Skeptics quickly noted that Fico was the sort of leader that powerful forces might want to eliminate. The anti-Russian site Meduza seemingly agreed: “Since Robert Fico assumed his fourth term as Slovakia’s Prime Minister in October 2023, he has called Ukraine ‘one of the most corrupt countries in the world,’ stopped arms shipments to Ukraine’s Armed Forces, and promised to block E.U. aid to Kyiv.” The article approvingly cited expert opinion that Fico’s “statements about Ukraine mobilize radical segments of society.” Western mainstream media has been promoting the same theme, implying that the “radicalization” behind the shooting was Fico’s own fault.

Additionally, COVID dissident Meryl Nass noted that Fico is “ the first head of state in 2024 to openly reject the WHO’s 2 treaties…Remember too, Tedros was just in Slovakia to try and turn Mr. Fico.” Those who see the World Health Organization’s push for pandemic treaties as a back door to world government are naturally suspicious. They also note that Fico, following Hungary’s Victor Orban, is anti-immigration as well as anti-Ukraine-war.

Maybe it’s just a coincidence that a rare European assassination attempt happened to target a leader viewed as problematic by Deep State elites. The would-be assassin, a former security guard and uncelebrated versifier, might very well be a lone nut, or lone wolf, or lone poet, or lone-whatever-you-want-to-call-him.

Whatever the truth about the Fico shooting, it’s undeniable that history-changing attacks dubiously attributed to lone nuts have a rich history, especially in Eastern Europe. And last Wednesday, when Fico got shot, I was in the right place to meditate on that theme: The Hungarian National Museum in Budapest. The National Museum is arranged so as to present Hungary’s history from prehistoric times to the present. It’s a visual depiction, in the form of artifacts and images, of the narrative of Hungarian national identity.

Hungary’s sense of identity is unusually intense, perhaps due to its peculiar language. While its ex-Yugoslav (southern Slav) neighbors quarrel in the same language—Serbs, Bosnians, Croats, and Montenegrins can understand each other, for better or worse—Hungarians speak a peculiar tongue that is not even in the Indo-European family.
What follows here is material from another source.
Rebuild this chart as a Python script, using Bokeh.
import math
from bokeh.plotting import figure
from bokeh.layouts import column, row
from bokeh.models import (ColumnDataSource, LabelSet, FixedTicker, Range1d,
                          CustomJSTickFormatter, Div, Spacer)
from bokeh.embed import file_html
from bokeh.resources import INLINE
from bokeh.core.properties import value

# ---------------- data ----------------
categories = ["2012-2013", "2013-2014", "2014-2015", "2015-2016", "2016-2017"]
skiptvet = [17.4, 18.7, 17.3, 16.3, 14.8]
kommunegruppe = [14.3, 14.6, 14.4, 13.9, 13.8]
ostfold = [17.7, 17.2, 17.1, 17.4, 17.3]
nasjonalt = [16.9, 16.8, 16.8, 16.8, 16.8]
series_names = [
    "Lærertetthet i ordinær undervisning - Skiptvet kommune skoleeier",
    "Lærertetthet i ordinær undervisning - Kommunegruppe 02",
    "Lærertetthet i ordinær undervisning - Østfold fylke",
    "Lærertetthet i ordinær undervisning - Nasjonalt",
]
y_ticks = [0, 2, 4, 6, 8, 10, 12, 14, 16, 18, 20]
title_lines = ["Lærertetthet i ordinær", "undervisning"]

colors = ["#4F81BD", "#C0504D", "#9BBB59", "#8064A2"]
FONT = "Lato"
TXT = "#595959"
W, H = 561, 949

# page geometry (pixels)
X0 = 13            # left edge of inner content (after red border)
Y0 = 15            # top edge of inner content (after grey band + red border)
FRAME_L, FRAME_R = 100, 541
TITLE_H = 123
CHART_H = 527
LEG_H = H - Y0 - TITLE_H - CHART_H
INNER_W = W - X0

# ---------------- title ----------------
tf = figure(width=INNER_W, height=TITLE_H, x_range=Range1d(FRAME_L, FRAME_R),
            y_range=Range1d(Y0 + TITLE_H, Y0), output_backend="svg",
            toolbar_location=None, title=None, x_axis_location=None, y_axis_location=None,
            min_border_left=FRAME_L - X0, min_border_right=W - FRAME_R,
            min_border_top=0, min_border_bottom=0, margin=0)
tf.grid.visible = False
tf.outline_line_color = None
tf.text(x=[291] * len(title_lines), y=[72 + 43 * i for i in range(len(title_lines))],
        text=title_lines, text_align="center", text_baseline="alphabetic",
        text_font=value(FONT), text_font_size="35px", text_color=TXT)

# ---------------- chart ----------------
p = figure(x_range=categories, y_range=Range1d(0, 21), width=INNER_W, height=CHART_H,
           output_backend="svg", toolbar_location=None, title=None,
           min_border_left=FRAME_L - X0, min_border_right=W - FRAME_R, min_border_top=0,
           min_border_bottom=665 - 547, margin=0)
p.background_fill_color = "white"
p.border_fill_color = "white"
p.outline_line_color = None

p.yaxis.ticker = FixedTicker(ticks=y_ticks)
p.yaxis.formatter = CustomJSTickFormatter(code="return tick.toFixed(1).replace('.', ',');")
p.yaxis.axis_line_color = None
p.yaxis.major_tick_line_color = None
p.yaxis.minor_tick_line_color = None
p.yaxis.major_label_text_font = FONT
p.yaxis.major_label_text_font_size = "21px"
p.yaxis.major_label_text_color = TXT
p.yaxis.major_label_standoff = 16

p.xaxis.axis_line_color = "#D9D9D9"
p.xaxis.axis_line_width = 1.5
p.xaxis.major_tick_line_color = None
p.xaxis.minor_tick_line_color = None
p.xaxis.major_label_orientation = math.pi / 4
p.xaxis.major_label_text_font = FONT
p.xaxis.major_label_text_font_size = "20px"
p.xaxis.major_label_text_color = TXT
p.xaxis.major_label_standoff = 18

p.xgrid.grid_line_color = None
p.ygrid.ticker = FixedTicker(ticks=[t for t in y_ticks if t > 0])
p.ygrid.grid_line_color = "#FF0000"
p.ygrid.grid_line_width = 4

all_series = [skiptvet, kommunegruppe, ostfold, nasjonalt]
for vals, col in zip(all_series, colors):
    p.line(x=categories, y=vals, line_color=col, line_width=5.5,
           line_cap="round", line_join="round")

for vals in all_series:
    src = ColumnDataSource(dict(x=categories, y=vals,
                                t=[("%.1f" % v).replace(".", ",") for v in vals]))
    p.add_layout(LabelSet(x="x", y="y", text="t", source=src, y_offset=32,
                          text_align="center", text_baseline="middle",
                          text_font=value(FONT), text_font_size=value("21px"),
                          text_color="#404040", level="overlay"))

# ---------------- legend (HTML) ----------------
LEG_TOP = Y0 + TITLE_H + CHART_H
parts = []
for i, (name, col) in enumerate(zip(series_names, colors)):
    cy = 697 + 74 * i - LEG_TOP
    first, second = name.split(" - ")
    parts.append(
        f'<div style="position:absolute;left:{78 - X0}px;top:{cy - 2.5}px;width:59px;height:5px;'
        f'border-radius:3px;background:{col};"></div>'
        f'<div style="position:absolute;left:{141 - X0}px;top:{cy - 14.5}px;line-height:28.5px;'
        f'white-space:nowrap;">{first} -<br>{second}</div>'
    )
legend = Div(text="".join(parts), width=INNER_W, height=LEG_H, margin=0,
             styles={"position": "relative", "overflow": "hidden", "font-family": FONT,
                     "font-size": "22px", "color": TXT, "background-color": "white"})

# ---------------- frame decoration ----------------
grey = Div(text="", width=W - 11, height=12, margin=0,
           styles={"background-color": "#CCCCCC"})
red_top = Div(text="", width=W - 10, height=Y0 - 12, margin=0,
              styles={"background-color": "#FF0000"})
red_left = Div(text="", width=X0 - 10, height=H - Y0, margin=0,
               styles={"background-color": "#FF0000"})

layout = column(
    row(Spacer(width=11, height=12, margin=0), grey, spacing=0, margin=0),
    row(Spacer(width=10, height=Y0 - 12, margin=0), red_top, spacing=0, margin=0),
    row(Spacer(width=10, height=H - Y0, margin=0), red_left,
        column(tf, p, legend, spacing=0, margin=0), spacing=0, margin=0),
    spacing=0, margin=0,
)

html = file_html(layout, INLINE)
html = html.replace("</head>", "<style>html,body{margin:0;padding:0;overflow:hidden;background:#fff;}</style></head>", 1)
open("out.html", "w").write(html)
One of the reasons Hungary keeps electing “right-wing nationalist” Viktor Orban is a certain irredentism that grows out of the massive loss of national territory resulting from choosing the wrong side in the 20th century’s world wars. The 1920 Treaty of Trianon left Hungary with only 28% of its pre-war territory and 36% of its pre-war population, and those borders haven’t changed much since. If we accept the official story that World War I was caused by a lone nut, or wolf, who just happened to assassinate Archduke Ferdinand, present-day Hungarians can blame one crazy “radicalized” individual, Gavrilo Princip, for the extreme truncation of what used to be their nation.